Kennedy seized on the admission: “And if you issue an opinion and you get reversed by the Supreme Court, you’re just going to say, oh, don’t worry about injustices. That was just rhetorical advocacy. What is this?”

Sung distinguished between advocacy statements and judicial rulings: “Absolutely not, Senator. If the court issues an opinion as a lower court judge, I would be absolutely bound to follow it. It is not merely rhetorical advocacy. It is the law of the land."

"I Don’t Believe You”

After multiple rounds of the same question and non-answer, Kennedy abandoned any diplomatic pretense. He told Sung directly that he did not accept her explanations.

“See, I don’t believe you. I think you said, I think you allowed your political beliefs to cloud your judgment,” Kennedy said. “And I think you said a few years ago what you said about Brett Kavanaugh, and I think you believe it.”

He then raised the practical implications for anyone who might appear before Sung as a judge: “And I can’t imagine what it’s going to be like to be a litigant in front of you with that demonstration of lack of judicial temperament and judgment. How can a litigant possibly think that you’re not going to act on personal beliefs if he were so intemperate to say something like this?”

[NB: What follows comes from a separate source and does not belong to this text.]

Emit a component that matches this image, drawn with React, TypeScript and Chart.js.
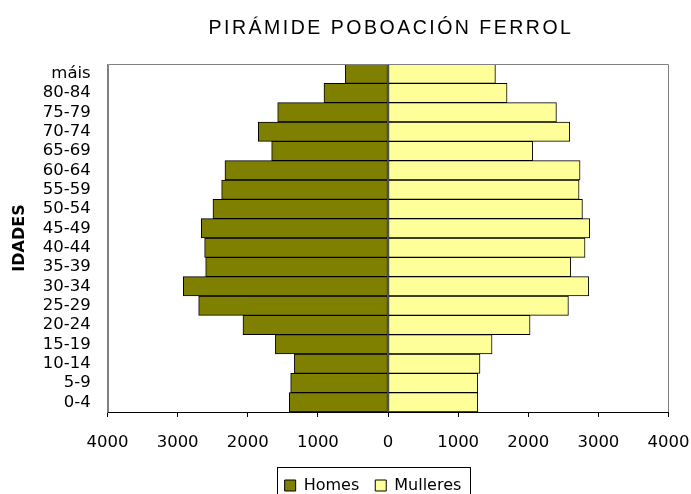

Sung attempted one final assurance: “What I want to assure you is that as an advocate, as a litigator, as a neutral adjudicator, and as a judge, if confirmed, I would absolutely respect the authority of every Supreme Court justice and all of its precedents without reservation.”

Kennedy’s response became the most quoted line of the hearing: “You’re the only person in the Milky Way that believes you are impartial.”

The Yale Law School Question

In the final moments of his questioning, Kennedy shifted to an entirely different topic that caught Sung off guard. He asked whether she was proud of the fact that Yale Law School — her alma mater — had a quota system limiting the number of Asian American students.

“Have you ever written a letter about that?” Kennedy asked. “Or does that not, how, what does that fit in your socioeconomic view of the world that you think everybody else should adopt and you will impose if you’re in a position of power?”

Sung said she was not aware of any such policy. Kennedy’s one-line response: “You need to get out more.”

The exchange was notable because it juxtaposed Sung’s willingness to sign a politically charged letter about Kavanaugh’s confirmation with what Kennedy characterized as silence on a civil rights issue affecting Asian Americans at her own law school.

The Broader Confirmation Battle

The hearing highlighted a recurring tension in judicial confirmation proceedings: whether statements made as a private citizen or advocate should be treated as disqualifying when a nominee seeks a position requiring impartiality. Sung argued that advocacy statements and judicial decision-making are fundamentally different activities. Kennedy argued that a person who would sign a letter calling a sitting justice morally bankrupt had already demonstrated a lack of the temperament required for the federal bench.

The committee chair intervened at several points to give Kennedy extra time and to ensure Sung had the opportunity to respond, but the exchange remained one-sided throughout. Sung’s repeated reliance on the phrase “rhetorical advocacy” to explain away her past statements became a flashpoint that Kennedy exploited to maximum effect.

Key Takeaways

  • Biden’s 9th Circuit nominee Jennifer Sung signed a 2018 Yale Law School alumni letter calling Justice Kavanaugh “intellectually and morally bankrupt” and suggesting his confirmation would cause people to die, then repeatedly refused under oath to say whether she still held that view.
  • Kennedy pressed Sung multiple times to answer whether Kavanaugh was morally bankrupt, with Sung calling her statements “rhetorical advocacy” and Kennedy retorting, “Is it a lie?” before declaring, “I don’t believe you. I think you allowed your political beliefs to cloud your judgment.”
  • Kennedy closed by telling Sung she was “the only person in the Milky Way that believes you are impartial” and asking why she had never written a letter about Yale Law School’s treatment of Asian Americans despite signing a politically charged letter about Kavanaugh.